If both limits are specified, both are enforced.
The equivalent of "thrifty"
is c(cells = 1e6)
.
Examples
# Create simple CSV file
path <- tempfile("duckplyr_test_", fileext = ".csv")
write.csv(data.frame(a = 1:3, b = letters[4:6]), path, row.names = FALSE)
# Reading is immediate
df <- read_csv_duckdb(path)
# Names are always available
names(df)
#> [1] "a" "b"
# Materialization upon access is turned off by default
try(print(df$a))
#> [1] 1 2 3
# Materialize explicitly
collect(df)$a
#> [1] 1 2 3
# Automatic materialization with prudence = "lavish"
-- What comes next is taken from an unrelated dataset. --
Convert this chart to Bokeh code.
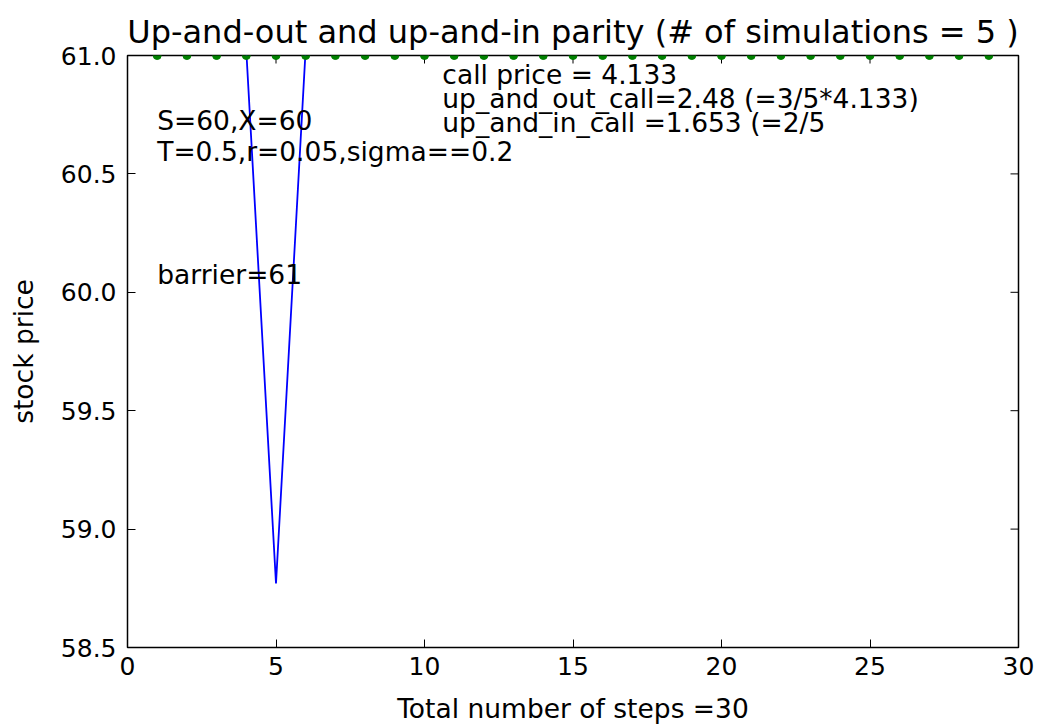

df <- read_csv_duckdb(path, prudence = "lavish")
df$a
#> [1] 1 2 3
# Specify column types
read_csv_duckdb(
path,
options = list(delim = ",", types = list(c("DOUBLE", "VARCHAR")))
)
#> # A duckplyr data frame: 2 variables
#> a b
#> <dbl> <chr>
#> 1 1 d
#> 2 2 e
#> 3 3 f
# Create and read a simple JSON file
path <- tempfile("duckplyr_test_", fileext = ".json")
writeLines('[{"a": 1, "b": "x"}, {"a": 2, "b": "y"}]', path)
# Reading needs the json extension
db_exec("INSTALL json")
db_exec("LOAD json")
read_json_duckdb(path)
#> # A duckplyr data frame: 2 variables
#> a b
#> <dbl> <chr>
#> 1 1 x
#> 2 2 y